Mittwoch,
8. Juni 2022
Braucht das noch einer?
Mittwoch der zehnten Woche im Jahreskreis
Beate Scheilen
Mt 5,17-19
In jener Zeit sprach Jesus zu seinen Jüngern: Denkt nicht, ich sei gekommen, um das
Gesetz und die Propheten aufzuheben. Ich bin nicht gekommen, um aufzuheben, sondern um zu erfüllen. Amen,
das sage ich euch: Bis Himmel und Erde vergehen, wird auch nicht der kleinste Buchstabe des Gesetzes
vergehen, bevor nicht alles geschehen ist. Wer auch nur eines von den kleinsten Geboten aufhebt und die
Menschen entsprechend lehrt, der wird im Himmelreich der Kleinste sein. Wer sie aber hält und halten lehrt,
der wird groß sein im Himmelreich.
Einführendes Gebet: Jesus, ich möchte jetzt von dir lernen. Lass mich erkennen, dass es im Glauben nicht darum geht, viele Vorschriften zu befolgen– aber die Gebote der Kirche auch nicht geringzuschätzen.

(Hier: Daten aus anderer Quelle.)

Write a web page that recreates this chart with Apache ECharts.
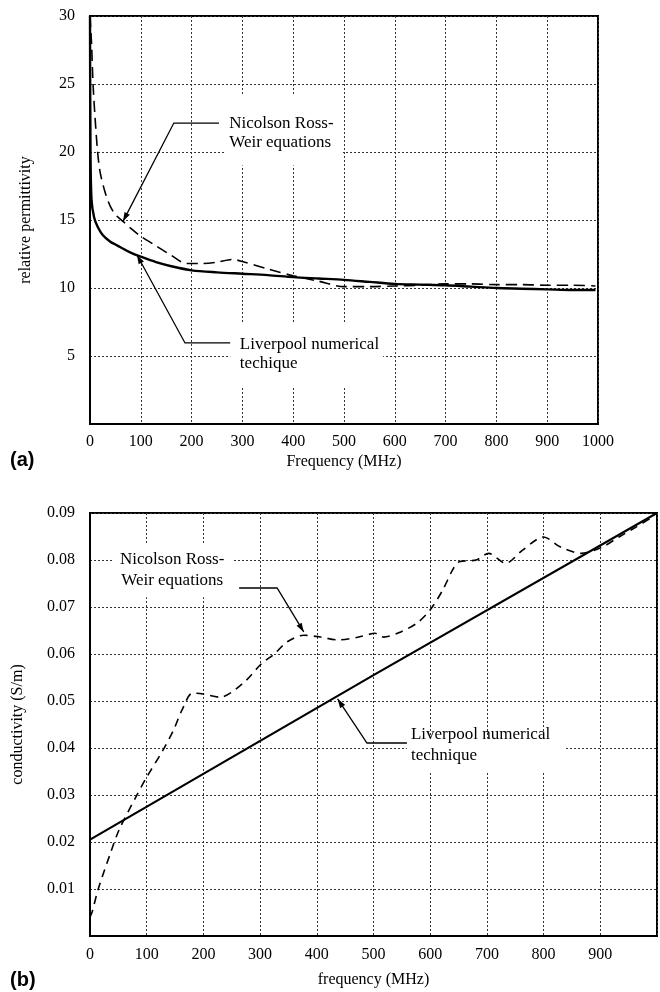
<!DOCTYPE html>
<html>
<head>
<meta charset="utf-8">
<script src="https://cdn.jsdelivr.net/npm/echarts@6.0.0/dist/echarts.min.js"></script>
<style>
html,body{margin:0;padding:0;background:#fff;}
#c{width:660px;height:992px;}
</style>
</head>
<body>
<div id="c"></div>
<script>
// ---------- data ----------
// (a) relative permittivity
const freqA_nrw = [0,3,6,10,15,20,30,40,50,65,80,100,130,160,190,220,250,280,300,350,400,450,500,550,600,650,700,750,800,850,900,950,995];
const permA_nrw = [30,28,25,22.5,20,18.5,17,16,15.4,14.9,14.4,13.8,13.1,12.4,11.8,11.8,11.9,12.1,11.95,11.4,10.9,10.5,10.1,10.1,10.15,10.2,10.3,10.3,10.25,10.25,10.2,10.2,10.15];
const freqA_liv = [0,1,3,8,15,25,40,50,60,80,100,130,160,200,250,300,350,400,450,500,550,600,650,700,750,800,850,900,950,995];
const permA_liv = [30,20,16.5,15.2,14.5,13.9,13.4,13.2,13.0,12.6,12.3,11.9,11.6,11.3,11.15,11.05,10.95,10.8,10.7,10.6,10.45,10.3,10.25,10.2,10.1,10.0,9.95,9.9,9.85,9.85];
// (b) conductivity
const freqB_nrw = [0,4,14,36,51,81,99,129,148,162,181,199,229,270,303,325,348,377,407,437,474,503,518,548,577,600,622,640,651,681,703,733,763,800,829,866,904,933,963,993];
const condB_nrw = [0.004,0.0052,0.0098,0.0176,0.0225,0.0296,0.0336,0.0396,0.0440,0.0480,0.0517,0.0515,0.0508,0.0538,0.0580,0.0600,0.0626,0.0640,0.0636,0.0630,0.0636,0.0644,0.0636,0.0647,0.0666,0.0694,0.0736,0.0780,0.0796,0.0800,0.0814,0.0793,0.0821,0.0849,0.0828,0.0814,0.0828,0.0849,0.0870,0.0892];
const freqB_liv = [0,500,1000];
const condB_liv = [0.0205,0.0555,0.0900];
// tick settings
const xTicksA = {min:0,max:1000,interval:100};
const yTicksA = {min:0,max:30,interval:5};
const xTicksB = {min:0,max:1000,interval:100};
const yTicksB = {min:0,max:0.09,interval:0.01};

const zip = (xs, ys) => xs.map((x,i)=>[x, ys[i]]);
const SERIF = '"Liberation Serif","Times New Roman",serif';

const chart = echarts.init(document.getElementById('c'), null, {renderer:'canvas'});

const splitStyle = {show:true, lineStyle:{color:'#333', width:1, type:[2,2]}};
const axisLineStyle = {show:true, lineStyle:{color:'#000', width:2}};

function xAxisCfg(gi, ticks, name, gap, margin, hideLast){
  return {type:'value', gridIndex:gi, min:ticks.min, max:ticks.max, interval:ticks.interval,
    name:name, nameLocation:'middle', nameGap:gap,
    nameTextStyle:{fontFamily:SERIF, fontSize:16, color:'#000'},
    axisLine:axisLineStyle, axisTick:{show:false}, splitLine:splitStyle,
    axisLabel:{fontFamily:SERIF, fontSize:16, color:'#000', margin:margin,
      formatter: v => (hideLast && v===ticks.max) ? '' : String(v)}};
}
function yAxisCfg(gi, ticks, name, gap, dec){
  return {type:'value', gridIndex:gi, min:ticks.min, max:ticks.max, interval:ticks.interval,
    name:name, nameLocation:'middle', nameGap:gap,
    nameTextStyle:{fontFamily:SERIF, fontSize:16, color:'#000'},
    axisLine:axisLineStyle, axisTick:{show:false}, splitLine:splitStyle,
    axisLabel:{fontFamily:SERIF, fontSize:16, color:'#000', margin:15,
      formatter: v => Math.abs(v) < 1e-9 ? '' : (dec ? v.toFixed(dec) : String(v))}};
}

const option = {
  animation:false,
  backgroundColor:'#fff',
  grid:[
    {left:90, top:16, width:508, height:408, show:true, borderColor:'#000', borderWidth:2, backgroundColor:'transparent'},
    {left:90, top:513, width:567, height:423, show:true, borderColor:'#000', borderWidth:2, backgroundColor:'transparent'}
  ],
  xAxis:[
    xAxisCfg(0, xTicksA, 'Frequency (MHz)', 30, 10, false),
    xAxisCfg(1, xTicksB, 'frequency (MHz)', 36, 11, true)
  ],
  yAxis:[
    yAxisCfg(0, yTicksA, 'relative permittivity', 56, 0),
    yAxisCfg(1, yTicksB, 'conductivity (S/m)', 64, 2)
  ],
  series:[
    {name:'Nicolson Ross-Weir (a)', type:'line', xAxisIndex:0, yAxisIndex:0, data:zip(freqA_nrw, permA_nrw),
      smooth:0.3, showSymbol:false, lineStyle:{color:'#000', width:1.6, type:[11,6]}, z:3},
    {name:'Liverpool (a)', type:'line', xAxisIndex:0, yAxisIndex:0, data:zip(freqA_liv, permA_liv),
      smooth:0.3, showSymbol:false, lineStyle:{color:'#000', width:2.4}, z:3},
    {name:'Nicolson Ross-Weir (b)', type:'line', xAxisIndex:1, yAxisIndex:1, data:zip(freqB_nrw, condB_nrw),
      smooth:0.3, showSymbol:false, lineStyle:{color:'#000', width:1.6, type:[8,6]}, z:3},
    {name:'Liverpool (b)', type:'line', xAxisIndex:1, yAxisIndex:1, data:zip(freqB_liv, condB_liv),
      showSymbol:false, lineStyle:{color:'#000', width:2.2}, z:3}
  ]
};
chart.setOption(option);

// ---------- annotations (anchored in data coordinates) ----------
const annotations = [
  {grid:0, box:[[266,24.2],[498,19.0]], lines:[['Nicolson Ross-',[274,22.13]],['Weir equations',[274,20.66]]], align:'left',
    leader:[[254,22.13],[165,22.13],[65,14.9]]},
  {grid:0, box:[[276,7.5],[577,2.72]], lines:[['Liverpool numerical',[295,5.85]],['techique',[295,4.45]]], align:'left',
    leader:[[276,5.96],[187,5.96],[92.5,12.43]]},
  {grid:1, box:[[40,0.0832],[252,0.0721]], lines:[['Nicolson Ross-',[145,0.0800]],['Weir equations',[145,0.0757]]], align:'center',
    leader:[[263,0.07404],[330,0.07404],[377,0.0647]]},
  {grid:1, box:[[559,0.0421],[838,0.0347]], lines:[['Liverpool numerical',[566,0.0428]],['technique',[566,0.0385]]], align:'left',
    leader:[[559,0.04106],[488.5,0.04106],[436.7,0.05043]]}
];

const graphics = [];
const px = (g, p) => chart.convertToPixel({gridIndex:g}, p);
annotations.forEach(a => {
  const b0 = px(a.grid, a.box[0]), b1 = px(a.grid, a.box[1]);
  graphics.push({type:'rect', z:1, silent:true,
    shape:{x:Math.min(b0[0],b1[0]), y:Math.min(b0[1],b1[1]), width:Math.abs(b1[0]-b0[0]), height:Math.abs(b1[1]-b0[1])},
    style:{fill:'#fff'}});
  a.lines.forEach(([t,p]) => {
    const q = px(a.grid, p);
    graphics.push({type:'text', z:10, silent:true,
      style:{text:t, x:q[0], y:q[1], font:'17px ' + SERIF, fill:'#000', textAlign:a.align, textVerticalAlign:'middle'}});
  });
  const pts = a.leader.map(p => px(a.grid, p));
  graphics.push({type:'polyline', z:10, silent:true, shape:{points:pts}, style:{stroke:'#000', lineWidth:1.3, fill:null}});
  const T = pts[pts.length-1], P = pts[pts.length-2];
  let dx = T[0]-P[0], dy = T[1]-P[1]; const L = Math.hypot(dx,dy); dx/=L; dy/=L;
  const len = 9, w = 3;
  const bx = T[0]-dx*len, by = T[1]-dy*len;
  graphics.push({type:'polygon', z:10, silent:true,
    shape:{points:[[T[0],T[1]],[bx-dy*w, by+dx*w],[bx+dy*w, by-dx*w]]}, style:{fill:'#000'}});
});
graphics.push({type:'text', z:10, silent:true, style:{text:'(a)', x:10, y:460, font:'bold 20px "Liberation Sans",Arial,sans-serif', fill:'#000', textVerticalAlign:'middle'}});
graphics.push({type:'text', z:10, silent:true, style:{text:'(b)', x:10, y:980, font:'bold 20px "Liberation Sans",Arial,sans-serif', fill:'#000', textVerticalAlign:'middle'}});
chart.setOption({graphic:graphics});
</script>
</body>
</html>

Bitte: Hilf mir, Jesus, immer wieder bewusst zu beten und nicht Texte "herunterzuplappern".
1. Ein gängiges Missverständnis. "Jesus war der entschiedenste Gegner organisierter Religion", lesen wir immer wieder in populär-theologischen Büchern. "Er eliminierte die über 600 Vorschriften der Thora und ließ nur noch die Liebe gelten". – Wenn es denn mal so einfach wäre! Außerdem entspricht diese These, wie wir gleich sehen werden, nicht dem Evangelium. Offenbar haben auch damals schon einige Menschen gedacht, Jesus sei gekommen, um alle (lästigen) Vorschriften abzuschaffen, nach dem Motto "Das braucht keiner mehr, das kann weg!" Nichts dergleichen hatte er vor.
2. Die Macht der Gewohnheit. Jesus geht es darum zu zeigen, wie die Geheimnisse des alttestamentlichen Kultes auf seine Person ausgerichtet sind und in ihm ihre ganze Erfüllung finden – in einem für die Zuhörer durchaus gewöhnungsbedürftigen Maß! Was auch noch heute gilt. Schauen wir mal bei uns selber nach, inwieweit rein Äußerliches uns zu bestimmen vermag: Gehe ich zur Messe aus reiner Gewohnheit "wie man sich morgens die Zähne putzt"? Bete ich den Rosenkranz einfach so herunter und stelle nebenbei meine Einkaufsliste zusammen? Soll meine Tochter nicht mit ihrem Freund in Urlaub fahren, "weil sich das nicht gehört"? Auch für uns gilt immer wieder Mt 5,17: Nicht aufheben, sondern (mit Sinn) erfüllen!
3. Drei Holzwege. Form ohne Inhalt, Vorschriften ohne Erklärung… das führt entweder zu religiös-formalem Perfektionismus oder dazu, dass man das Ganze drangibt, weil man keinen Sinn darin sieht. Die massive Auswanderung der Gläubigen aus der Kirche, die wir hier seit den 60er Jahren erleben, könnte wohl u.a. darin begründet sein. Wohl auch aus echter Sorge um den Fortbestand der Kirche ist in den letzten Jahren eine dritte Richtung aufgetreten. Ihr Konzept: Den Inhalt neu interpretieren und als Folge davon die Form der "Lebenswirklichkeit" anpassen. Leider steht auch davon nichts im Evangelium…
Gespräch mit Christus: Jesus, du bist wohl in kaum einem Punkt so missverstanden worden wie hier. Bitte hilf mir, noch tiefer zu verstehen, was dein Herzensanliegen in Bezug auf "das Gesetz" ist. Ist es dies: Sowohl durch das Gesetz als auch durch die Barmherzigkeit willst du uns Menschen aufrichten?
Vorsatz: Kleiner Selbsttest: Welcher Typ bin ich? Frommer Pedant oder Laissez-faire-Katholik? Dann versuche ich mal zu verstehen, was der anderen Seite an Leuten wie mir nicht gefällt. Und wo ich meine Haltung ändern könnte…, im Gespräch mit Christus.